*YOUR GOAL*. Pictures do not belong in your copy. Repeat all the other data exactly.

*MATERIAL PROVIDED*.
•••••
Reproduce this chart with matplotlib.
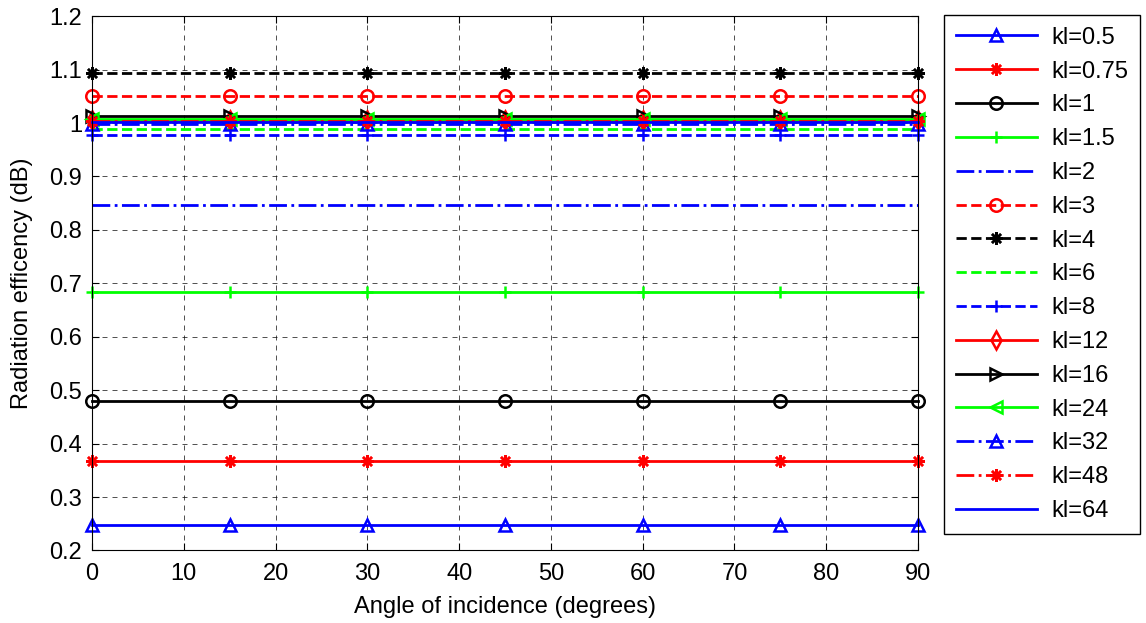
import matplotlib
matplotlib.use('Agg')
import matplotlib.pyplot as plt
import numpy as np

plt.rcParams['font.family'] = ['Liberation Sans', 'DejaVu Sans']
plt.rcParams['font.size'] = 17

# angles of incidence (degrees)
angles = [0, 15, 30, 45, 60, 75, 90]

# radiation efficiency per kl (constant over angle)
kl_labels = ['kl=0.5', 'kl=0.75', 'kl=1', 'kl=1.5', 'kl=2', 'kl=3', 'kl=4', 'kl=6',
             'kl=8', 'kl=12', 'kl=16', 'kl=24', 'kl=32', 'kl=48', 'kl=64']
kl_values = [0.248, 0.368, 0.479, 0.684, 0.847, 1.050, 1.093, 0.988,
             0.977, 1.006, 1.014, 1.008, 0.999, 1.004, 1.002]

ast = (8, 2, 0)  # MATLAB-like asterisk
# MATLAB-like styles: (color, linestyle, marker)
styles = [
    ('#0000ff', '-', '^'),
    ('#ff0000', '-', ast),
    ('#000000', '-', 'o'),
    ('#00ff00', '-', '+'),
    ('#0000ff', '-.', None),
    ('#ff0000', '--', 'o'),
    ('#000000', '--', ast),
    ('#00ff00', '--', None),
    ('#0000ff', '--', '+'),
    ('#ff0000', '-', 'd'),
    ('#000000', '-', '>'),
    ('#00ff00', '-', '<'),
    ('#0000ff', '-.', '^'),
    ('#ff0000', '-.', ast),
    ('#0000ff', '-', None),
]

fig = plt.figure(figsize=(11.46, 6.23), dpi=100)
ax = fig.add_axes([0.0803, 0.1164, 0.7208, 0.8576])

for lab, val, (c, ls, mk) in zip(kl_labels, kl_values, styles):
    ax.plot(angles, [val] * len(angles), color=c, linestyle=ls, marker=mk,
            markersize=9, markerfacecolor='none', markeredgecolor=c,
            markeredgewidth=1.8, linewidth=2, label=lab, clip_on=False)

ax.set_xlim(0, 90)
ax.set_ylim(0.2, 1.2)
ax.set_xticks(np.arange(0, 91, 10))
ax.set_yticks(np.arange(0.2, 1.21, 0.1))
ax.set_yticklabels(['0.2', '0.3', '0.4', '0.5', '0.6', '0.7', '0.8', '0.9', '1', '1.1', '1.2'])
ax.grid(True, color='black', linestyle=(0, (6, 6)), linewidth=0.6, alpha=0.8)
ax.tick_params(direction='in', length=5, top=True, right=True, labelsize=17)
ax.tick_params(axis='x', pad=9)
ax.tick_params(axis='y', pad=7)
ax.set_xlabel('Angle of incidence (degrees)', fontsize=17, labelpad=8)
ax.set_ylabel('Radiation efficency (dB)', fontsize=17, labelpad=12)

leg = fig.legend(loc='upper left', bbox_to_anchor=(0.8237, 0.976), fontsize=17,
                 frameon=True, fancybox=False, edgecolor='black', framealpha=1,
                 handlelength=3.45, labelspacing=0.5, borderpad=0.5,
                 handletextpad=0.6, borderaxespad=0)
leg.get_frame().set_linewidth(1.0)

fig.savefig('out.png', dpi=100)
•••••
*TASK RESULT*.
Reproduce this chart with matplotlib.
import matplotlib
matplotlib.use('Agg')
import matplotlib.pyplot as plt
import numpy as np

plt.rcParams['font.family'] = ['Liberation Sans', 'DejaVu Sans']
plt.rcParams['font.size'] = 17

# angles of incidence (degrees)
angles = [0, 15, 30, 45, 60, 75, 90]

# radiation efficiency per kl (constant over angle)
kl_labels = ['kl=0.5', 'kl=0.75', 'kl=1', 'kl=1.5', 'kl=2', 'kl=3', 'kl=4', 'kl=6',
             'kl=8', 'kl=12', 'kl=16', 'kl=24', 'kl=32', 'kl=48', 'kl=64']
kl_values = [0.248, 0.368, 0.479, 0.684, 0.847, 1.050, 1.093, 0.988,
             0.977, 1.006, 1.014, 1.008, 0.999, 1.004, 1.002]

ast = (8, 2, 0)  # MATLAB-like asterisk
# MATLAB-like styles: (color, linestyle, marker)
styles = [
    ('#0000ff', '-', '^'),
    ('#ff0000', '-', ast),
    ('#000000', '-', 'o'),
    ('#00ff00', '-', '+'),
    ('#0000ff', '-.', None),
    ('#ff0000', '--', 'o'),
    ('#000000', '--', ast),
    ('#00ff00', '--', None),
    ('#0000ff', '--', '+'),
    ('#ff0000', '-', 'd'),
    ('#000000', '-', '>'),
    ('#00ff00', '-', '<'),
    ('#0000ff', '-.', '^'),
    ('#ff0000', '-.', ast),
    ('#0000ff', '-', None),
]

fig = plt.figure(figsize=(11.46, 6.23), dpi=100)
ax = fig.add_axes([0.0803, 0.1164, 0.7208, 0.8576])

for lab, val, (c, ls, mk) in zip(kl_labels, kl_values, styles):
    ax.plot(angles, [val] * len(angles), color=c, linestyle=ls, marker=mk,
            markersize=9, markerfacecolor='none', markeredgecolor=c,
            markeredgewidth=1.8, linewidth=2, label=lab, clip_on=False)

ax.set_xlim(0, 90)
ax.set_ylim(0.2, 1.2)
ax.set_xticks(np.arange(0, 91, 10))
ax.set_yticks(np.arange(0.2, 1.21, 0.1))
ax.set_yticklabels(['0.2', '0.3', '0.4', '0.5', '0.6', '0.7', '0.8', '0.9', '1', '1.1', '1.2'])
ax.grid(True, color='black', linestyle=(0, (6, 6)), linewidth=0.6, alpha=0.8)
ax.tick_params(direction='in', length=5, top=True, right=True, labelsize=17)
ax.tick_params(axis='x', pad=9)
ax.tick_params(axis='y', pad=7)
ax.set_xlabel('Angle of incidence (degrees)', fontsize=17, labelpad=8)
ax.set_ylabel('Radiation efficency (dB)', fontsize=17, labelpad=12)

leg = fig.legend(loc='upper left', bbox_to_anchor=(0.8237, 0.976), fontsize=17,
                 frameon=True, fancybox=False, edgecolor='black', framealpha=1,
                 handlelength=3.45, labelspacing=0.5, borderpad=0.5,
                 handletextpad=0.6, borderaxespad=0)
leg.get_frame().set_linewidth(1.0)

fig.savefig('out.png', dpi=100)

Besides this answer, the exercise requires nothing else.